Conspiracy. See if this sounds familiar: Four Americans serving on the ground in Africa are killed. The circumstances aren’t entirely clear. Officials offer conflicting accounts. The president makes statements that infuriate his political opponents.
This chain of events describes the recent tragedy in Niger, where one of the victims was Sgt. La David Johnson, whose widow later had a contentious call with President Trump. But you may recognize that this description also applies to the 2012 Benghazi attack, which became a yearslong obsession of President Barack Obama’s critics.
I’d urge President Trump’s many critics — and I’m obviously one of them — to hold two competing ideas about Niger at the same time. First, some big questions about the Niger tragedy need answering. Second, people should not let their animus toward him — and his animus toward the truth — trick them into trafficking in conspiracy theories.
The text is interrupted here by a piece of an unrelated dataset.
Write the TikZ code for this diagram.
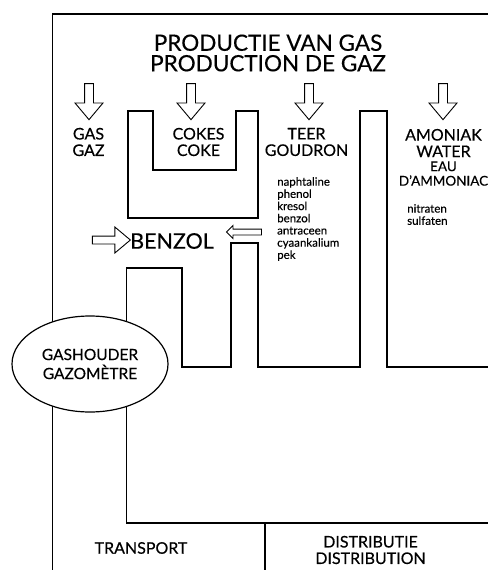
\documentclass[tikz,border=0pt]{standalone}
\usepackage{fontspec}
\setmainfont{Lato}[FakeBold=0.35]
\usetikzlibrary{shapes.geometric,shapes.arrows,positioning}

\begin{document}
\begin{tikzpicture}[x=1pt,y=-1pt,
    pipe/.style={line width=1.2pt,line join=miter},
    downarr/.style={single arrow,draw,line width=0.9pt,shape border rotate=270,
      minimum height=36pt,minimum width=27pt,single arrow head extend=9.5pt,
      single arrow tip angle=80,inner sep=4pt},
    lbl/.style={font=\fontsize{16}{16.5}\selectfont,align=center,inner sep=0pt},
    sublbl/.style={font=\fontsize{13.5}{14.5}\selectfont,align=center,inner sep=0pt},
    small/.style={font=\fontsize{11.5}{12.2}\selectfont,align=left,inner sep=0pt,anchor=north west}
  ]
  \useasboundingbox (0,0) rectangle (488,570);

  % gas holder
  \node[draw,ellipse,pipe,minimum width=156pt,minimum height=96pt,inner sep=0pt,outer sep=0pt,
    font=\fontsize{15.5}{19}\selectfont,align=center] (houder) at (90,364) {GASHOUDER\\GAZOMÈTRE};

  % frame and pipes
  \coordinate (topright) at (488,14);
  \coordinate (bottom) at (0,570);
  \coordinate (distr) at (488,523);
  \draw[pipe] (houder.132) |- (topright);
  \draw[pipe] (houder.228) -- (houder.228 |- bottom);
  \draw[pipe] (houder.311) |- (distr);
  \draw[pipe] (houder.49) |- (182,268) -- (182,367) -- (231,367) -- (231,243) -- (258,243)
    -- (258,367) -- (360,367) -- (360,111) -- (387,111) -- (387,367) -- (488,367);
  \draw[pipe] (128,218) -- (128,111) -- (153,111) -- (153,170) -- (236,170) -- (236,111)
    -- (258,111) -- (258,218) -- cycle;
  \coordinate (split) at (265,523);
  \draw[pipe] (split) -- (split |- bottom);

  % title
  \node[font=\fontsize{22.5}{20.5}\selectfont,align=center,inner sep=0pt] (title) at (268,53)
    {PRODUCTIE VAN GAS\\PRODUCTION DE GAZ};

  % products
  \node[downarr] (agas) at (89,99) {};
  \node[downarr] (acoke) at (191,99) {};
  \node[downarr] (ateer) at (309,99) {};
  \node[downarr] (aamon) at (443,99) {};
  \node[lbl] (gas) at (88.5,142) {GAS\\GAZ};
  \node[lbl] (coke) at (198.5,142) {COKES\\COKE};
  \node[lbl] (teer) at (306.5,142) {TEER\\GOUDRON};
  \node[lbl] (amon) at (443.5,143) {AMONIAK\\WATER};
  \node[sublbl,below=4pt of amon] (eau) {EAU\\D'AMMONIAC};
  \node[small] (teerlist) at (277,177)
    {naphtaline\\phenol\\kresol\\benzol\\antraceen\\cyaankalium\\pek};
  \node[small] (amonlist) at (407,204) {nitraten\\sulfaten};

  % benzol
  \node[single arrow,draw,line width=0.9pt,minimum height=38pt,minimum width=25pt,
    single arrow head extend=9pt,single arrow tip angle=80,inner sep=3.5pt] (abenzol) at (109,240) {};
  \node[font=\fontsize{21.5}{21}\selectfont,inner sep=0pt,anchor=west] (benzol) at (130,241) {BENZOL};
  \node[single arrow,draw,line width=0.9pt,shape border rotate=180,minimum height=35pt,
    minimum width=12pt,single arrow head extend=3.5pt,single arrow tip angle=90,inner sep=2.5pt]
    (aback) at (245.5,232) {};

  % transport
  \node[lbl] (transport) at (141,548) {TRANSPORT};
  \node[lbl] (distribution) at (370.5,550) {DISTRIBUTIE\\DISTRIBUTION};
\end{tikzpicture}
\end{document}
Doing so would drag “liberals down the same path that conservatives traveled with Benghazi,” Laura Seay, a Colby College assistant professor, cautions in Slate, “one of irrational, fearmongering claims that only serve to prolong the suffering of the families of the fallen while doing nothing to explain the root causes of the event.”
In The Daily Beast, Spencer Ackerman suggests four substantive questions that should be the focus of debate:
1. How was Sgt. Johnson separated from the rest of his unit?
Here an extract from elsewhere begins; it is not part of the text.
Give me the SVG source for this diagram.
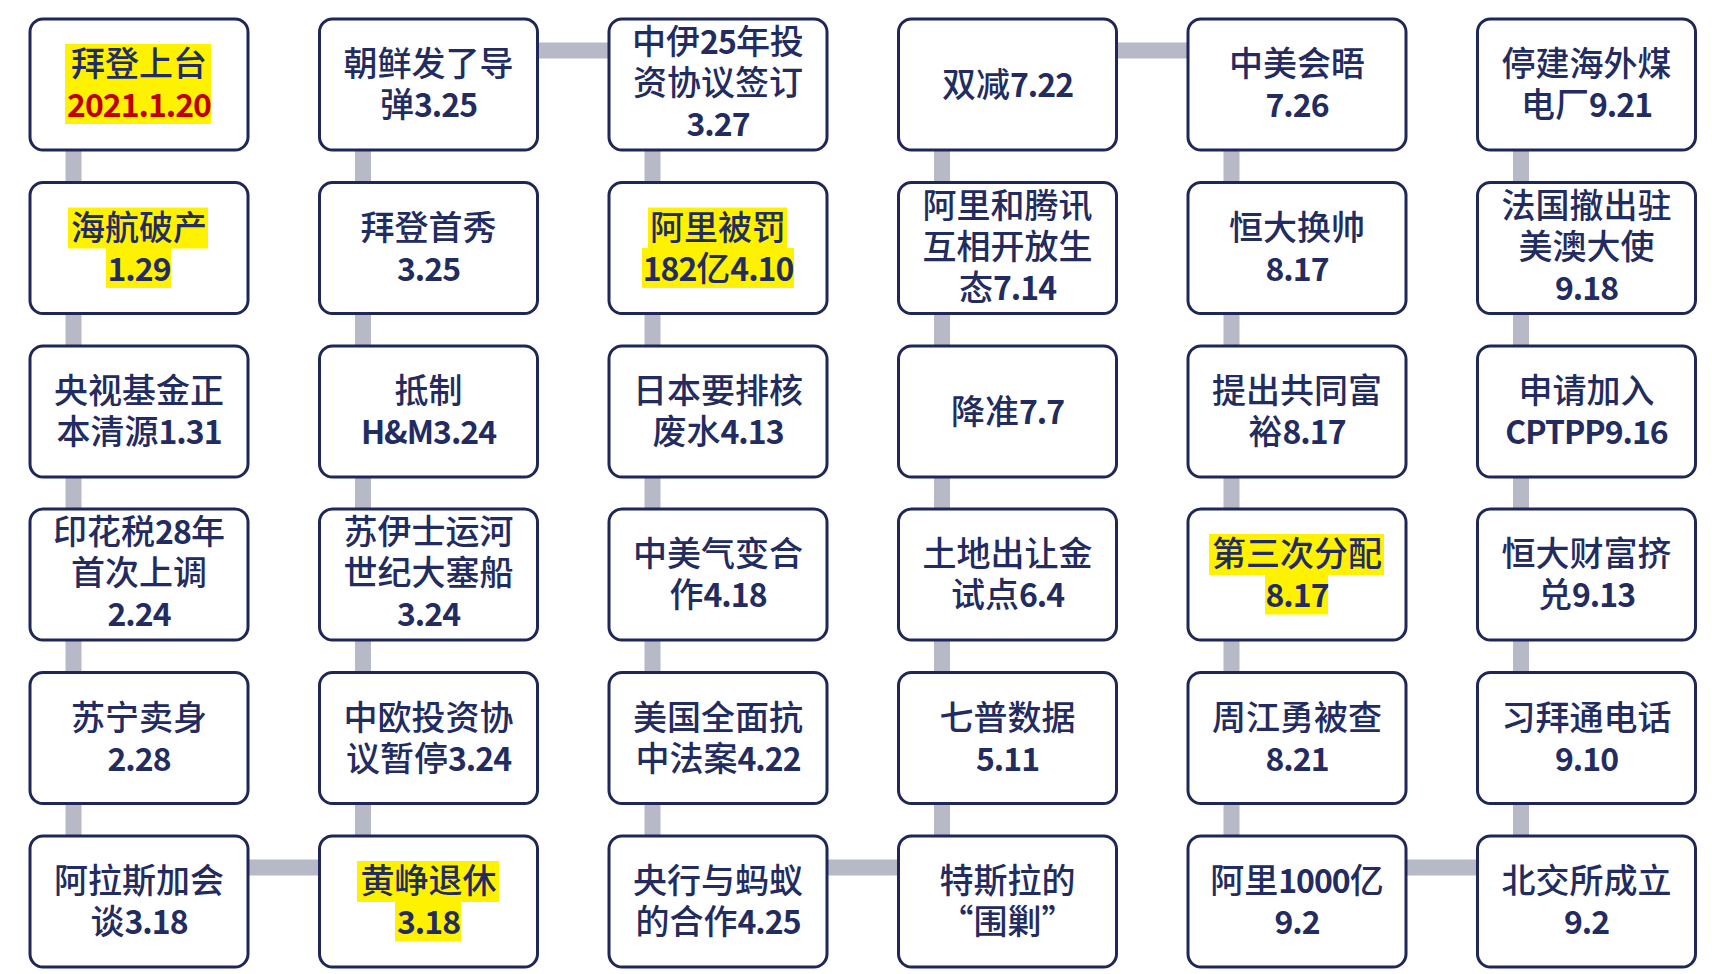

2. How was the unit successfully ambushed?
3. What was the unit’s mission?
4. What does the surprise attack say about the U.S. military’s role in Niger?
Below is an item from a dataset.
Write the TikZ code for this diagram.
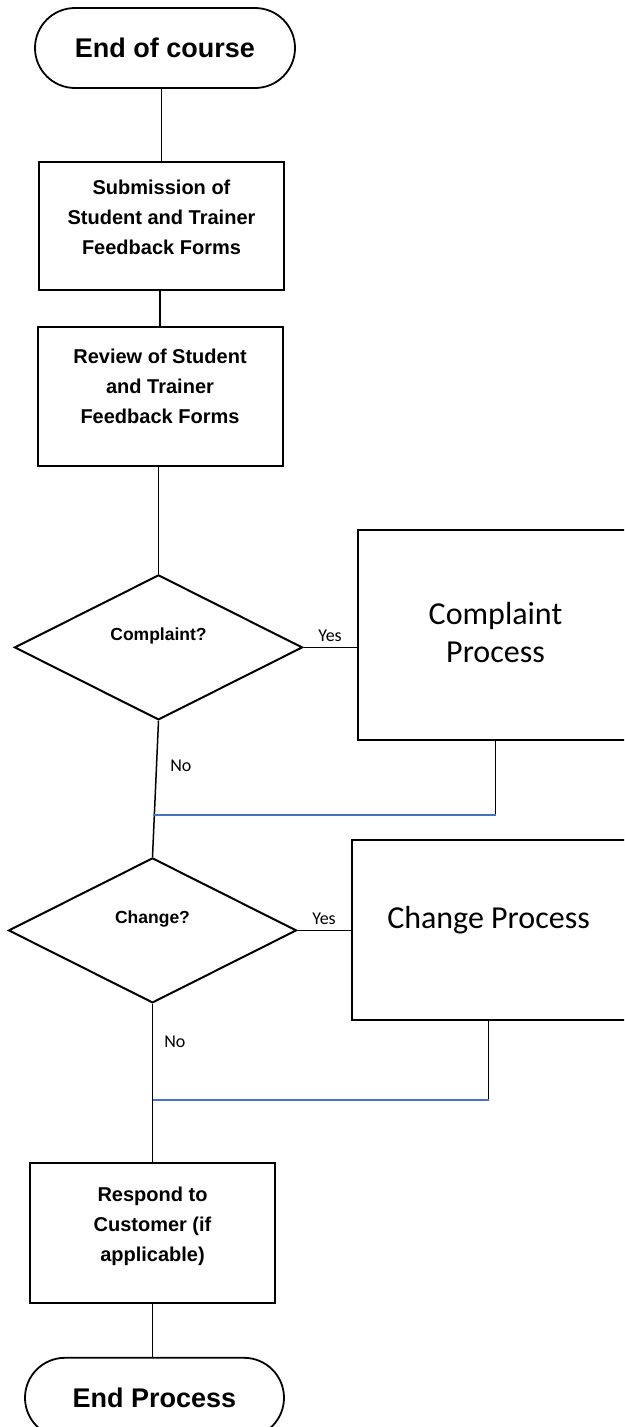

If people stay focused on these questions, they won’t let the White House intimidate them into silence on Niger.
Military issues need to remain part of a democracy’s political process, as Rosa Brooks, a former Pentagon official, argued on a recent episode of the “Deep State Radio” podcast. “What could be more political — not partisan, but political — than the decisions we make about war and peace and whose lives we’re going to risk?” she asked.